The biggest names in the business have seen their stocks surge in the past month or so. Las Vegas Sands has rallied around 6 percent this week so far since reporting earnings Monday, and rival Wynn Resorts, which has yet to release earnings, has also surged 46 percent year to date. Rounding out the international names is Melco Crown, which looks to be recovering with a 10 percent rise this quarter alone.

But a report released by Stifel Nicolaus on Monday evening suggested that investors may want to be careful before betting on the casinos. The report gave a price target of $56 for Las Vegas Sands and a generally positive outlook for the casino giant.

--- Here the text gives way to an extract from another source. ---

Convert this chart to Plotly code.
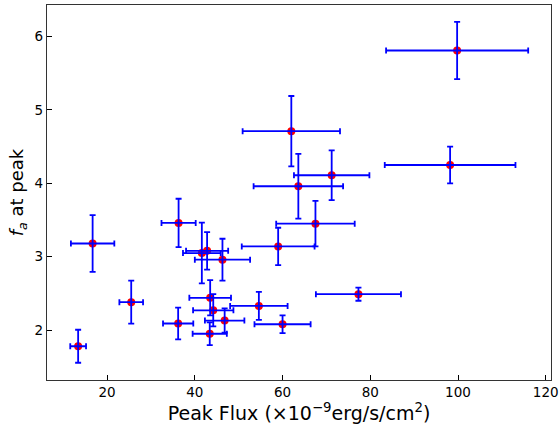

But it also mentions that investors should watch for a recovery in the casino business and wait to see how the industry reacts to new openings.

The key, according to Stifel Nicolaus, lies with Macau.

"An improved Macau macro environment would strengthen our conviction in our constructive long-term outlook for the Macau market and the shares of its largest player," Stifel mentioned in its Monday note.

Both Las Vegas Sands and Wynn Resorts have big stakes in Macau, a special administrative region of China known for its vibrant gambling industry. In fact, the story behind Las Vegas Sands' surge in spite of the earnings miss hinges on the fact that June was the first month since September 2014 when mass gaming volume and revenue actually increased year over year.

Las Vegas Sands CEO Sheldon Adelson himself emphasized the importance of his company's Macau names in the Q2 earnings call on Monday, saying that "when it comes to emerging market opportunities, we are unique in the absolute scale of our cash flow as well as our dominant share of the industry's cash flow."

Adelson was also asked about competitor Wynn's plans in the region, as the latter is set to open its third resort in Macau in August. This is just one month before Las Vegas Sands opens the doors to its own highly anticipated resort, The Parisian, showing the intensifying competition in the area.

However, though casinos may have seen growth as of late, there could still be a ways to go before casino stocks can get onto solid footing. Las Vegas Sands, for example, saw its gaming business lag behind other sectors of the company like retail, and while Macau might be an overseas beacon, the company's Marina Bay Sands resort in Singapore actually saw a decrease in gaming volume instead.

This means that though casino stocks may be an attractive bet as of late, only time will tell whether June's numbers will hold.